Office for Victims of Crime
- Seal of the United States Department of Justice
- Logo of the Office for Victims of Crime

Bureau/Office overview
- Formed: 1988; 38 years ago
- Jurisdiction: Federal government of the United States
- Headquarters: 810 7th Street NW Washington, D.C., United States;
- Bureau/Office executive: Kristina Rose, Director;
- Parent department: Office of Justice Programs, U.S. Department of Justice
- Website: ovc.ojp.gov

= Office for Victims of Crime =

The Office for Victims of Crime (OVC) is an office under the Office of Justice Programs at the United States Department of Justice.

The OVC's mission is to provide aid and promote justice for crime victims. The office was created in 1988 in an amendment to the Victims of Crime Act (VOCA) of 1984. OVC sponsors the annual Crime Victims' Rights Week that promotes victims' rights and services.
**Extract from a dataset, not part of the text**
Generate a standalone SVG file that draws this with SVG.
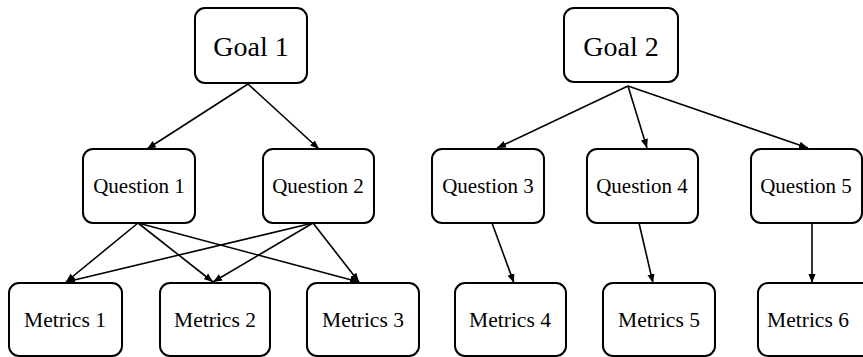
<svg xmlns="http://www.w3.org/2000/svg" width="863" height="357" viewBox="0 0 863 357">
<defs>
<style>
.box{fill:#fff;stroke:#000;stroke-width:2}
.g{font-size:28px}
.q{font-size:21px}
.m{font-size:21.5px}
.e{stroke:#000;stroke-width:1.6;fill:none;marker-end:url(#ah)}
</style>
<marker id="ah" viewBox="0 0 10 10" refX="10" refY="5" markerWidth="9" markerHeight="9" markerUnits="userSpaceOnUse" orient="auto">
<path d="M0,1 L10,5 L0,9 Z" fill="#000"/>
</marker>
</defs>
<rect width="863" height="357" fill="#fff"/>
<g id="connectors">
<line class="e" x1="248" y1="84" x2="147" y2="149"/>
<line class="e" x1="248" y1="84" x2="319" y2="149"/>
<line class="e" x1="628" y1="86" x2="497" y2="148"/>
<line class="e" x1="628" y1="86" x2="647" y2="148"/>
<line class="e" x1="628" y1="86" x2="808" y2="148"/>
<line class="e" x1="138" y1="223" x2="66" y2="282"/>
<line class="e" x1="138" y1="223" x2="213" y2="282"/>
<line class="e" x1="138" y1="223" x2="359" y2="282"/>
<line class="e" x1="313" y1="223" x2="66" y2="282"/>
<line class="e" x1="313" y1="223" x2="213" y2="282"/>
<line class="e" x1="313" y1="223" x2="359" y2="282"/>
<line class="e" x1="492" y1="223" x2="514" y2="283"/>
<line class="e" x1="639" y1="223" x2="653" y2="283"/>
<line class="e" x1="812" y1="223" x2="812" y2="283"/>
</g>
<g font-family="Liberation Serif, Times New Roman, serif" text-anchor="middle" fill="#000">
<g id="goal1"><rect class="box" x="195" y="8" width="112" height="75" rx="10"/><text class="g" x="251" y="56">Goal 1</text></g>
<g id="goal2"><rect class="box" x="564" y="8" width="114" height="74" rx="10"/><text class="g" x="621" y="56">Goal 2</text></g>
<g id="question1"><rect class="box" x="83" y="149" width="112" height="74" rx="10"/><text class="q" x="139" y="193">Question 1</text></g>
<g id="question2"><rect class="box" x="263" y="149" width="111" height="74" rx="10"/><text class="q" x="318" y="193">Question 2</text></g>
<g id="question3"><rect class="box" x="432" y="149" width="112" height="74" rx="10"/><text class="q" x="488" y="193">Question 3</text></g>
<g id="question4"><rect class="box" x="587" y="149" width="111" height="74" rx="10"/><text class="q" x="642" y="193">Question 4</text></g>
<g id="question5"><rect class="box" x="751" y="149" width="111" height="74" rx="10"/><text class="q" x="806" y="193">Question 5</text></g>
<g id="metrics1"><rect class="box" x="9" y="283" width="113" height="73" rx="10"/><text class="m" x="65" y="327">Metrics 1</text></g>
<g id="metrics2"><rect class="box" x="160" y="283" width="110" height="73" rx="10"/><text class="m" x="215" y="327">Metrics 2</text></g>
<g id="metrics3"><rect class="box" x="307" y="283" width="112" height="73" rx="10"/><text class="m" x="363" y="327">Metrics 3</text></g>
<g id="metrics4"><rect class="box" x="455" y="283" width="111" height="73" rx="10"/><text class="m" x="510" y="327">Metrics 4</text></g>
<g id="metrics5"><rect class="box" x="603" y="283" width="112" height="73" rx="10"/><text class="m" x="659" y="327">Metrics 5</text></g>
<g id="metrics6"><rect class="box" x="758" y="283" width="115" height="73" rx="10"/><text class="m" x="808" y="327">Metrics 6</text></g>
</g>
</svg>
Jessica E. Hart was appointed to the role of Director by President Donald Trump and sworn in on March 31, 2020. She left office on January 20, 2021. Between January and July 2021, the office was led by Acting Director Katherine Darke Schmitt.

Kristina Rose is the current Director, appointed by President Joe Biden and sworn into the position on July 12, 2021. Rose previously served as acting director and deputy director for the National Institute of Justice, and as the Chief of Staff for the Office on Violence Against Women.